---------- Input data ----------

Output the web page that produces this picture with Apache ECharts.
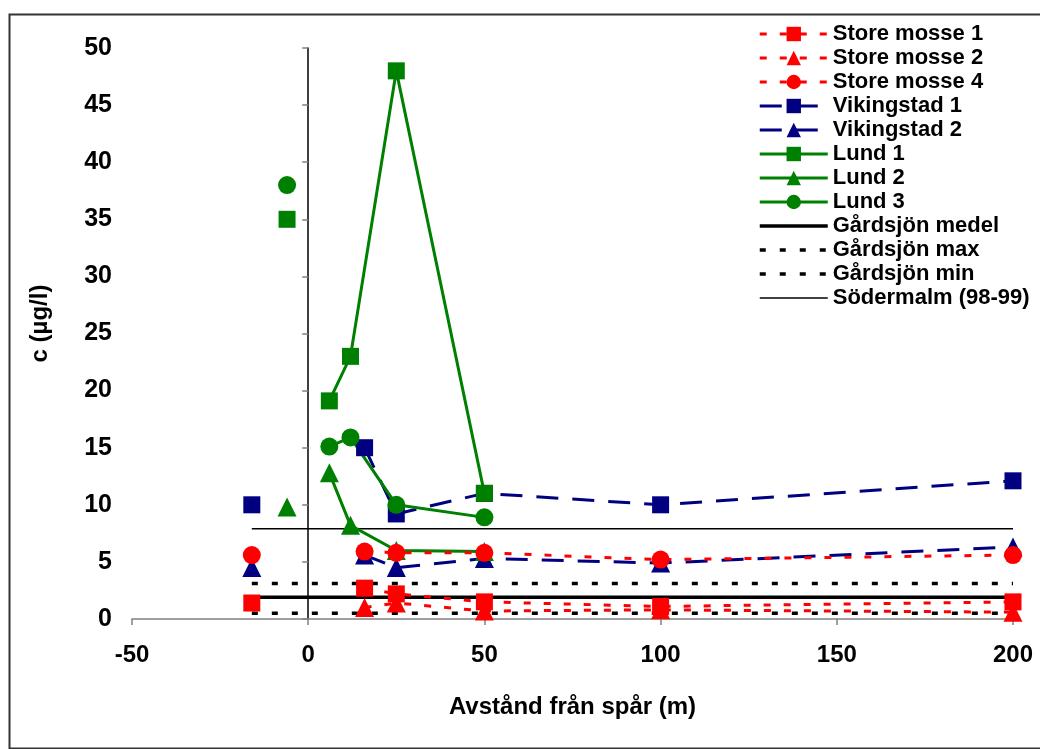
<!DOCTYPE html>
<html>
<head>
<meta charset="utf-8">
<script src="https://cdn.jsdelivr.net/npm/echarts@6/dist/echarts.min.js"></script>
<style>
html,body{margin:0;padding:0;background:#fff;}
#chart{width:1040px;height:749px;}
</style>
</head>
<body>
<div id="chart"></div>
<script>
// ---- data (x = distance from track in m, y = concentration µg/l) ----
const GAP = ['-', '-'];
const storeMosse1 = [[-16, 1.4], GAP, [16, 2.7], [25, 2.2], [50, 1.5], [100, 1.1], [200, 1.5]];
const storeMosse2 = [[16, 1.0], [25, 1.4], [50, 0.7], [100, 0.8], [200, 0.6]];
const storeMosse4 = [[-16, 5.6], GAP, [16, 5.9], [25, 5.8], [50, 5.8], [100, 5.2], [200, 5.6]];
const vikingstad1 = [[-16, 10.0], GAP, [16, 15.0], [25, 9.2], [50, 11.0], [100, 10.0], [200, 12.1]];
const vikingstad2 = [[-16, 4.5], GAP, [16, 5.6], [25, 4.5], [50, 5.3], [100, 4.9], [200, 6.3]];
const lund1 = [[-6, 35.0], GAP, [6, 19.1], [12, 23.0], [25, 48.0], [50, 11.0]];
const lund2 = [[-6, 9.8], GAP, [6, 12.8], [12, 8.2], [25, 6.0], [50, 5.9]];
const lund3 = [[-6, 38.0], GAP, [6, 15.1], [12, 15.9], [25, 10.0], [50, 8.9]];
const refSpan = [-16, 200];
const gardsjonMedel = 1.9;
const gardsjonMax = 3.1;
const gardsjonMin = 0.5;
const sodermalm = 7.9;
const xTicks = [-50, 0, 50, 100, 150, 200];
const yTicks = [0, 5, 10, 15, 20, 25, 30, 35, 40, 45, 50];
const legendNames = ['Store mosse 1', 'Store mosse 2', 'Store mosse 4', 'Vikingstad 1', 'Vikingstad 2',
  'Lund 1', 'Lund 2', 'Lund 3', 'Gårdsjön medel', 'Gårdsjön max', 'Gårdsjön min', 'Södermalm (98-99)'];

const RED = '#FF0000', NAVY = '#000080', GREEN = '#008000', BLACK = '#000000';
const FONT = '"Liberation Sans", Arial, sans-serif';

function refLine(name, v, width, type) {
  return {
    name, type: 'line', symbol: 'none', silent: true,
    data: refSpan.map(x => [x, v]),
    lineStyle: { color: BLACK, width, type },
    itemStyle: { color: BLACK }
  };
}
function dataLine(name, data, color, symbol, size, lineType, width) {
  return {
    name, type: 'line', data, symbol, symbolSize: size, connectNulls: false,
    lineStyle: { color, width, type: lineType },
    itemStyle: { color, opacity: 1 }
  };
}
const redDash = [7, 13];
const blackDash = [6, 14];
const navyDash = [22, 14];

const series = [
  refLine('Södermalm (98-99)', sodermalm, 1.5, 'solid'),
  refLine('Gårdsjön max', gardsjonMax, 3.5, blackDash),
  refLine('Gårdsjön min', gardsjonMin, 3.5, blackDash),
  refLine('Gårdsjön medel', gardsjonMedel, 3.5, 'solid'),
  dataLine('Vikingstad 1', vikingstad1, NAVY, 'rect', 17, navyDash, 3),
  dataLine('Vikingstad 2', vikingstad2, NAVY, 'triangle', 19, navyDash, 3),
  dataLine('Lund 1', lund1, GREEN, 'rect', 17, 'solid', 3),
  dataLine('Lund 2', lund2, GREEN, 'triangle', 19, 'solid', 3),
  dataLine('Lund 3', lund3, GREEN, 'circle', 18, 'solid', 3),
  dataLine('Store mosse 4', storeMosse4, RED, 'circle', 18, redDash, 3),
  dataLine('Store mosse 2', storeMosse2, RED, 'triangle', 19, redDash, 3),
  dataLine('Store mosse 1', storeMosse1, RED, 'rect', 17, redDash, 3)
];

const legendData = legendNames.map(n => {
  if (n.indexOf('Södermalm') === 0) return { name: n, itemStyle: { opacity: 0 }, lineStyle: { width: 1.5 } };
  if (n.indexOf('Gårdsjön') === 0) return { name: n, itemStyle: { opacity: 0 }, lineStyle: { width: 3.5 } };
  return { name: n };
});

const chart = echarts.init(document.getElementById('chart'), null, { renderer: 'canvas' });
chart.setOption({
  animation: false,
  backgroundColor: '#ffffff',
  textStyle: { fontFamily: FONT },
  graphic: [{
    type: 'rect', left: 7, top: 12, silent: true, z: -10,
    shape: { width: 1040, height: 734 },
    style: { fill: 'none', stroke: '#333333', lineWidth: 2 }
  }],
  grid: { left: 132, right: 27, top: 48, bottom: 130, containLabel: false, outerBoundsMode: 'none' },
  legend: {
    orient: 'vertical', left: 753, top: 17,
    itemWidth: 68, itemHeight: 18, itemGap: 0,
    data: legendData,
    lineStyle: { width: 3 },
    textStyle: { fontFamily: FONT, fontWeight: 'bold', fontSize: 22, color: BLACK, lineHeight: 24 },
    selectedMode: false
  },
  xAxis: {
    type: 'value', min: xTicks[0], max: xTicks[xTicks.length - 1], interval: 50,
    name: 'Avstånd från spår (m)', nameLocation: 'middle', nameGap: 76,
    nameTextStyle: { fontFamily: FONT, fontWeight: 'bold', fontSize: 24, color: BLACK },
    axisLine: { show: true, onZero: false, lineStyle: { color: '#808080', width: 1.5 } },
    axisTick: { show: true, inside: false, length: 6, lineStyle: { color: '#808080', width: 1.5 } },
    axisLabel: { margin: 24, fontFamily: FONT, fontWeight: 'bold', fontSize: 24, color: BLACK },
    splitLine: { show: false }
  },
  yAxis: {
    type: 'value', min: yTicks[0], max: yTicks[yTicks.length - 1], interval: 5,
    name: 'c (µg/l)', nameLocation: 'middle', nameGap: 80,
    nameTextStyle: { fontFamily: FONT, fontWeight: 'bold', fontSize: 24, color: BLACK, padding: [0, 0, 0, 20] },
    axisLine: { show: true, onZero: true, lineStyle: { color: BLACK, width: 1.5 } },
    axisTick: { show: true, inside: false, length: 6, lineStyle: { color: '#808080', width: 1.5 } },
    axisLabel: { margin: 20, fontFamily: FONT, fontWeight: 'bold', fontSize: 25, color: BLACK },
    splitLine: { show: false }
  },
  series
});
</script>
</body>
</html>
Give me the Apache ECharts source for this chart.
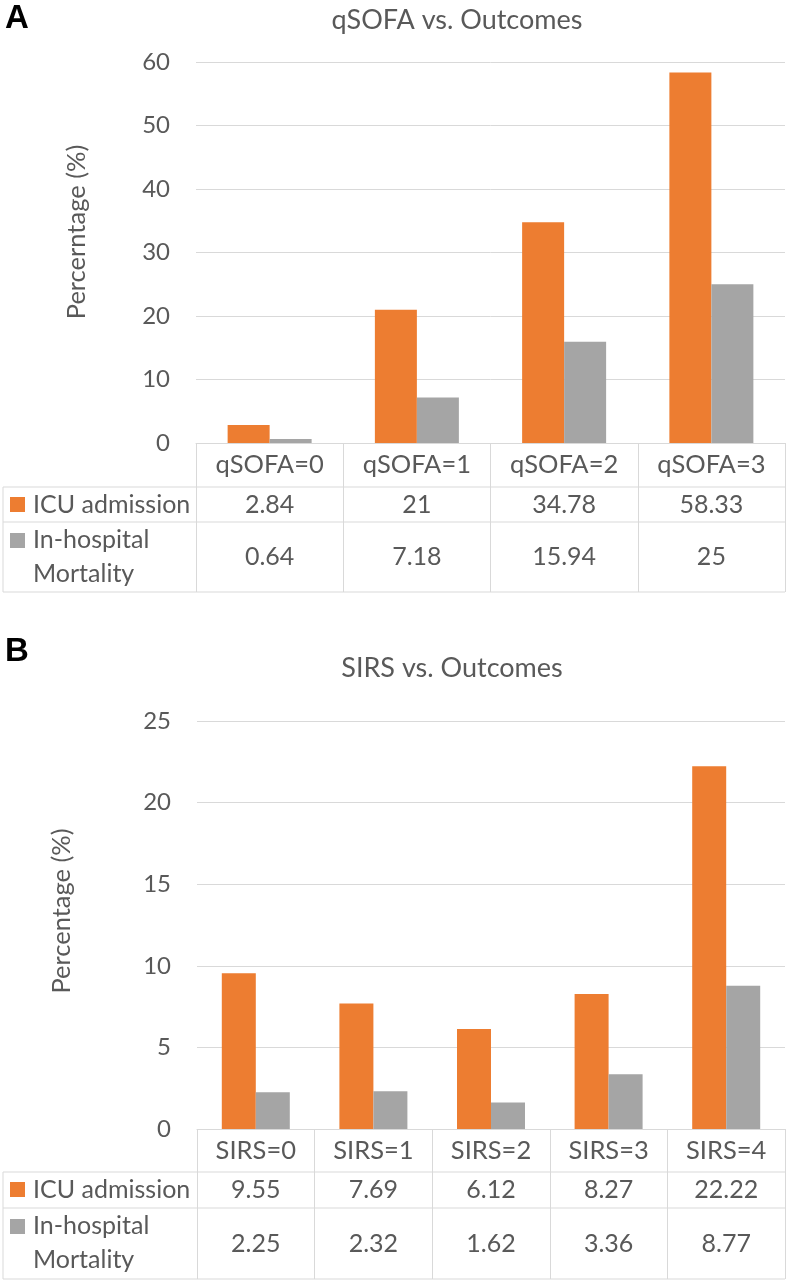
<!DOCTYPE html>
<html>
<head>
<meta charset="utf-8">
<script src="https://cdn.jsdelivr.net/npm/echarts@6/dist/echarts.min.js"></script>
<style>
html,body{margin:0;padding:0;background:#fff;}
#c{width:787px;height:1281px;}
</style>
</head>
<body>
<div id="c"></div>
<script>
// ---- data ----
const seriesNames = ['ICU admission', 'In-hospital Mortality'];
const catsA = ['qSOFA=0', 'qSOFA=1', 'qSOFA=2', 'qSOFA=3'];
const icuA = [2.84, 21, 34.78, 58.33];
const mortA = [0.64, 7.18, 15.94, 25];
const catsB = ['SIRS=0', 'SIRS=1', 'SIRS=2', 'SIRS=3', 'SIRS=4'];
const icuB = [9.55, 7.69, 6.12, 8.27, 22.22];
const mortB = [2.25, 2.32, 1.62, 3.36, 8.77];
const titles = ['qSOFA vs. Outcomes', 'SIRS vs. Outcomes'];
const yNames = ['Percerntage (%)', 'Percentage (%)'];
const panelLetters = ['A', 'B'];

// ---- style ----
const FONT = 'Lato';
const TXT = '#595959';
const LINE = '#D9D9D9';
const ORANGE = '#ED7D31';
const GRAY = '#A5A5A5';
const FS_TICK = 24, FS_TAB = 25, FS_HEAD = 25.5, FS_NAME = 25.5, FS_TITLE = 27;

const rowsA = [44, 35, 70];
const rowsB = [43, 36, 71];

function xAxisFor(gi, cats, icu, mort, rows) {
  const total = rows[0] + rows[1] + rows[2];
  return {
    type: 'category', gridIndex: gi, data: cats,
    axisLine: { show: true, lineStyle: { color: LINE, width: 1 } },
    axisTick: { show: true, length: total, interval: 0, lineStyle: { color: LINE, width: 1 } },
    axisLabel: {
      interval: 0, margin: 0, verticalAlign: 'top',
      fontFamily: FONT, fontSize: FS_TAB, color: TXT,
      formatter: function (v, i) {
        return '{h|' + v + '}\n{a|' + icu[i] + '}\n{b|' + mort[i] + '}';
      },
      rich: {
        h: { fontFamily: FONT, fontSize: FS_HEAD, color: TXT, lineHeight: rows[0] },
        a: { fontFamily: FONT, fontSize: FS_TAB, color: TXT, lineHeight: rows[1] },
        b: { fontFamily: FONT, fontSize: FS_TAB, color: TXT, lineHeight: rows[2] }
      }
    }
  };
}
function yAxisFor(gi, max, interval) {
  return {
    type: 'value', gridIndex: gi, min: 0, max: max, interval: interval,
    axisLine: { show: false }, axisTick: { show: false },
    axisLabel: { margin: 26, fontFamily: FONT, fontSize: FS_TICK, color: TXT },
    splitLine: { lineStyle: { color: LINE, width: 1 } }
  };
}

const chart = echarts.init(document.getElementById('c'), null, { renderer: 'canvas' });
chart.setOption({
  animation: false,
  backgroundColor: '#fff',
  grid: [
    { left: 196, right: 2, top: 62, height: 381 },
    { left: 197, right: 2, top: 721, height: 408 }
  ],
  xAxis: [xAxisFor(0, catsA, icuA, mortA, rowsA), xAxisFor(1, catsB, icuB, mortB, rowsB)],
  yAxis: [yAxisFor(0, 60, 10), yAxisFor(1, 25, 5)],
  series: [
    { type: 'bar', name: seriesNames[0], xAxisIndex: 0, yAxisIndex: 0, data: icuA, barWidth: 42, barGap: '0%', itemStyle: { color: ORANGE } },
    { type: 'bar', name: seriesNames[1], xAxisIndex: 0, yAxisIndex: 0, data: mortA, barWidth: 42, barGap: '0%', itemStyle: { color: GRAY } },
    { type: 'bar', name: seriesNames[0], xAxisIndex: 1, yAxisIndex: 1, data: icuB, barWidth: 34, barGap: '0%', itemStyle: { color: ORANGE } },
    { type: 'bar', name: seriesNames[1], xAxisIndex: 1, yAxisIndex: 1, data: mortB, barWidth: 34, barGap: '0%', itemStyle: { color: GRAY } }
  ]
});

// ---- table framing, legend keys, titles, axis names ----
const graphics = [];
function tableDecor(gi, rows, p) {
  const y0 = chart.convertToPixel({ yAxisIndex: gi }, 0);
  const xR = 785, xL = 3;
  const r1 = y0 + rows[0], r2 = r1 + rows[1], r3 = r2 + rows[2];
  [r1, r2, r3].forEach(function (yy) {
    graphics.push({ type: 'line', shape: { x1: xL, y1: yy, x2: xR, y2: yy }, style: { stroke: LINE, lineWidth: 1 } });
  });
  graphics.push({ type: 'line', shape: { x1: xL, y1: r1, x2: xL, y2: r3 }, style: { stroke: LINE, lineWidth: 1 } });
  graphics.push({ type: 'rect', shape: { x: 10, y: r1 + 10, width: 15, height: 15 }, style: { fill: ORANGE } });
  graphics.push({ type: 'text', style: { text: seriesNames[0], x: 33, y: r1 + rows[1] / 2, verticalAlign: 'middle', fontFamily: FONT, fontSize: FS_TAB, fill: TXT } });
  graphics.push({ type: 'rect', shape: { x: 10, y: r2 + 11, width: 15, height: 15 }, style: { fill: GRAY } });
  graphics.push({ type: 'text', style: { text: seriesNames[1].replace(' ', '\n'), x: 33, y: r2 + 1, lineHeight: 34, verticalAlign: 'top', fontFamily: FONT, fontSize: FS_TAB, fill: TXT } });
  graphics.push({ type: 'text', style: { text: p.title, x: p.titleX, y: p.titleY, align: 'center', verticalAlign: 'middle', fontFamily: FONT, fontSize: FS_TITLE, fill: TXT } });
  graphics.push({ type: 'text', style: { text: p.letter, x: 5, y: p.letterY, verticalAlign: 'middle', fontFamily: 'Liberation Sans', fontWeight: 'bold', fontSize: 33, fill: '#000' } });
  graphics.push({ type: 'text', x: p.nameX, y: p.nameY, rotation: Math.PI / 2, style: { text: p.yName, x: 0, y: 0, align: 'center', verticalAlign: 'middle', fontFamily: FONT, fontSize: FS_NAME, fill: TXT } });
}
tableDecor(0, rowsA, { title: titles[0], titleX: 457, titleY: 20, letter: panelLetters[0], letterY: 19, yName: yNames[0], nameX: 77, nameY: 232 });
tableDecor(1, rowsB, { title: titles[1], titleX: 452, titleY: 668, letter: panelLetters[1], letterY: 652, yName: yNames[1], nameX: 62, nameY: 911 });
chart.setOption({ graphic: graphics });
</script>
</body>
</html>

----------

#### [What the task asks]
Without the pictures, write out exactly the lines from the one that has "Give me the" down to the one that has "const rowsB = [43, 36, 71];", both included.

#### [Output for this task]
Give me the Apache ECharts source for this chart.
<!DOCTYPE html>
<html>
<head>
<meta charset="utf-8">
<script src="https://cdn.jsdelivr.net/npm/echarts@6/dist/echarts.min.js"></script>
<style>
html,body{margin:0;padding:0;background:#fff;}
#c{width:787px;height:1281px;}
</style>
</head>
<body>
<div id="c"></div>
<script>
// ---- data ----
const seriesNames = ['ICU admission', 'In-hospital Mortality'];
const catsA = ['qSOFA=0', 'qSOFA=1', 'qSOFA=2', 'qSOFA=3'];
const icuA = [2.84, 21, 34.78, 58.33];
const mortA = [0.64, 7.18, 15.94, 25];
const catsB = ['SIRS=0', 'SIRS=1', 'SIRS=2', 'SIRS=3', 'SIRS=4'];
const icuB = [9.55, 7.69, 6.12, 8.27, 22.22];
const mortB = [2.25, 2.32, 1.62, 3.36, 8.77];
const titles = ['qSOFA vs. Outcomes', 'SIRS vs. Outcomes'];
const yNames = ['Percerntage (%)', 'Percentage (%)'];
const panelLetters = ['A', 'B'];

// ---- style ----
const FONT = 'Lato';
const TXT = '#595959';
const LINE = '#D9D9D9';
const ORANGE = '#ED7D31';
const GRAY = '#A5A5A5';
const FS_TICK = 24, FS_TAB = 25, FS_HEAD = 25.5, FS_NAME = 25.5, FS_TITLE = 27;

const rowsA = [44, 35, 70];
const rowsB = [43, 36, 71];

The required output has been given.